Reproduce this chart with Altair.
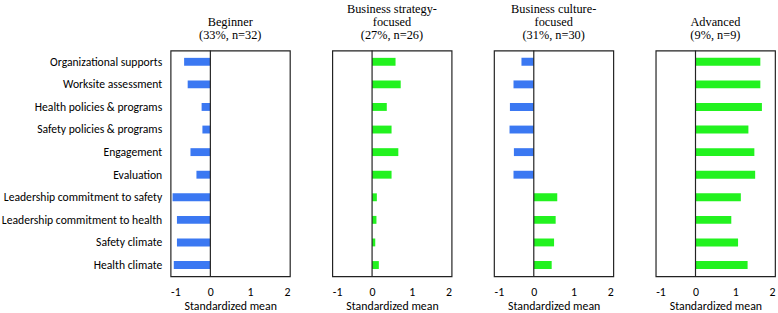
import altair as alt
import pandas as pd

categories = [
    "Organizational supports",
    "Worksite assessment",
    "Health policies & programs",
    "Safety policies & programs",
    "Engagement",
    "Evaluation",
    "Leadership commitment to safety",
    "Leadership commitment to health",
    "Safety climate",
    "Health climate",
]

beginner = [-0.66, -0.57, -0.22, -0.20, -0.50, -0.35, -0.95, -0.84, -0.84, -0.92]
strategy = [0.59, 0.72, 0.37, 0.49, 0.66, 0.49, 0.12, 0.11, 0.08, 0.17]
culture = [-0.31, -0.51, -0.60, -0.61, -0.50, -0.51, 0.59, 0.55, 0.51, 0.45]
advanced = [1.63, 1.63, 1.67, 1.33, 1.48, 1.50, 1.14, 0.90, 1.07, 1.31]

titles = [
    ["Beginner", "(33%, n=32)"],
    ["Business strategy-", "focused", "(27%, n=26)"],
    ["Business culture-", "focused", "(31%, n=30)"],
    ["Advanced", "(9%, n=9)"],
]
series = [beginner, strategy, culture, advanced]

BLUE = "#3b78f2"
GREEN = "#22f21f"
LABEL_FONT = "Carlito, Calibri, Lato"
TITLE_FONT = "Liberation Serif"


def panel(vals, title, first):
    df = pd.DataFrame({"cat": categories, "value": vals})
    df["sign"] = ["neg" if v < 0 else "pos" for v in vals]
    base = alt.Chart(df)
    bars = base.mark_bar(height=8).encode(
        x=alt.X(
            "value:Q",
            scale=alt.Scale(domain=[-1, 2], nice=False, zero=False),
            axis=alt.Axis(
                values=[-1, 0, 1, 2],
                labelExpr="'' + datum.value",
                ticks=False,
                grid=False,
                domain=False,
                labelPadding=10,
                labelFont=LABEL_FONT,
                labelFontSize=12,
                labelColor="#000",
                title="Standardized mean",
                titleFont=LABEL_FONT,
                titleFontSize=12,
                titleFontWeight="normal",
                titleColor="#000",
                titlePadding=4,
            ),
        ),
        y=alt.Y(
            "cat:N",
            sort=categories,
            axis=alt.Axis(
                title=None,
                ticks=False,
                domain=False,
                labels=first,
                labelPadding=9,
                labelFont=LABEL_FONT,
                labelFontSize=11.8,
                labelColor="#000",
                labelLimit=300,
            ),
        ),
        color=alt.Color(
            "sign:N",
            scale=alt.Scale(domain=["neg", "pos"], range=[BLUE, GREEN]),
            legend=None,
        ),
    )
    zero = alt.Chart(pd.DataFrame({"z": [0]})).mark_rule(color="#222", strokeWidth=1.2).encode(
        x=alt.X("z:Q", scale=alt.Scale(domain=[-1, 2], nice=False, zero=False))
    )
    return alt.layer(bars, zero).properties(
        width=121,
        height=229,
        title=alt.TitleParams(
            text=title,
            font=TITLE_FONT,
            fontSize=12.5,
            fontWeight="normal",
            color="#000",
            anchor="middle",
            offset=9,
            lineHeight=12.8,
        ),
    )


chart = alt.hconcat(
    *[panel(v, t, i == 0) for i, (v, t) in enumerate(zip(series, titles))],
    spacing=41,
).configure_view(
    stroke="#222", strokeWidth=1.2
).properties(
    padding={"left": 0, "top": 0, "right": 2, "bottom": 0},
    background="white",
)

chart.save("out.html", embed_options={"renderer": "svg", "actions": False})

------------------------------------------------------------

Return nothing but the lines running from the start of the data to the line with "0.90, 1.07, 1.31]", please, both ends included and no pictures.

§ **Response**:
Reproduce this chart with Altair.
import altair as alt
import pandas as pd

categories = [
    "Organizational supports",
    "Worksite assessment",
    "Health policies & programs",
    "Safety policies & programs",
    "Engagement",
    "Evaluation",
    "Leadership commitment to safety",
    "Leadership commitment to health",
    "Safety climate",
    "Health climate",
]

beginner = [-0.66, -0.57, -0.22, -0.20, -0.50, -0.35, -0.95, -0.84, -0.84, -0.92]
strategy = [0.59, 0.72, 0.37, 0.49, 0.66, 0.49, 0.12, 0.11, 0.08, 0.17]
culture = [-0.31, -0.51, -0.60, -0.61, -0.50, -0.51, 0.59, 0.55, 0.51, 0.45]
advanced = [1.63, 1.63, 1.67, 1.33, 1.48, 1.50, 1.14, 0.90, 1.07, 1.31]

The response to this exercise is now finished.